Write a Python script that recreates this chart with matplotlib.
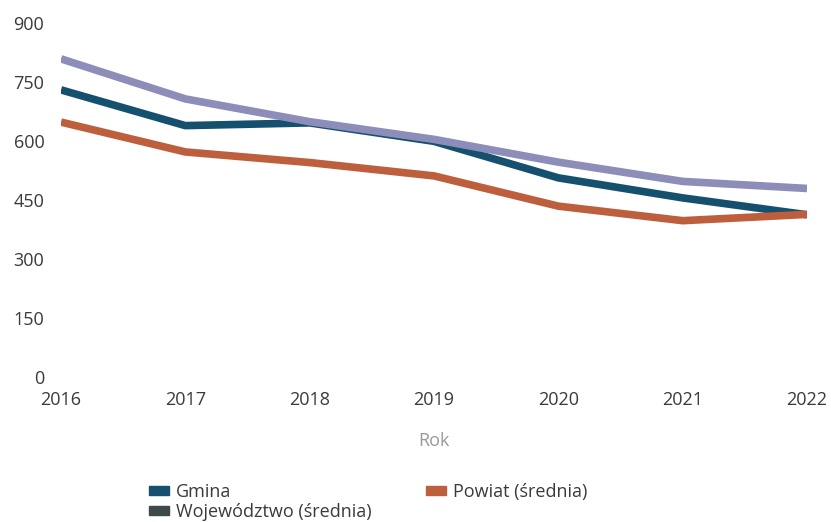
import matplotlib
matplotlib.use("Agg")
import matplotlib.pyplot as plt
from matplotlib.patches import Patch

years = [2016, 2017, 2018, 2019, 2020, 2021, 2022]
gmina = [731, 640, 647, 600, 507, 456, 413]
powiat = [649, 573, 546, 512, 435, 398, 414]
wojewodztwo = [810, 708, 650, 605, 547, 498, 480]
yticks = [0, 150, 300, 450, 600, 750, 900]

c_gmina = "#16506f"
c_powiat = "#bd5f3d"
c_woj = "#8c8db8"
c_woj_leg = "#3d4a47"
txt = "#3a3a3a"

plt.rcParams['font.family'] = ['Open Sans', 'DejaVu Sans']

fig = plt.figure(figsize=(8.31, 5.22), dpi=100)
ax = fig.add_axes([61 / 831, 1 - 377 / 522, (807 - 61) / 831, (377 - 23.5) / 522])

ax.plot(years, gmina, color=c_gmina, lw=5.5, solid_capstyle="butt")
ax.plot(years, powiat, color=c_powiat, lw=5.5, solid_capstyle="butt")
ax.plot(years, wojewodztwo, color=c_woj, lw=5.5, solid_capstyle="butt")

ax.set_xlim(2016, 2022)
ax.set_ylim(0, 900)
ax.set_yticks(yticks)
ax.set_xticks(years)
for s in ax.spines.values():
    s.set_visible(False)
ax.tick_params(axis="both", length=0, labelsize=13, colors=txt)
ax.tick_params(axis="y", pad=12)
ax.tick_params(axis="x", pad=10)
ax.set_xlabel("Rok", fontsize=13, color="#999999", labelpad=17)

handles = [
    Patch(color=c_gmina, label="Gmina"),
    Patch(color=c_woj_leg, label="Województwo (średnia)"),
    Patch(color=c_powiat, label="Powiat (średnia)"),
]
fig.legend(handles=handles, loc="upper left", bbox_to_anchor=(140 / 831, 1 - 474 / 522),
           ncol=2, frameon=False, fontsize=13, handlelength=1.1, handleheight=0.45,
           handletextpad=0.4, columnspacing=3.0, labelspacing=0.1, labelcolor=txt,
           borderpad=0)

fig.savefig("out.png", dpi=100)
•••••
What you should do
Search the lines above for the string "matplotlib" and copy each line that has it.

Complete output
Write a Python script that recreates this chart with matplotlib.
import matplotlib
matplotlib.use("Agg")
import matplotlib.pyplot as plt
from matplotlib.patches import Patch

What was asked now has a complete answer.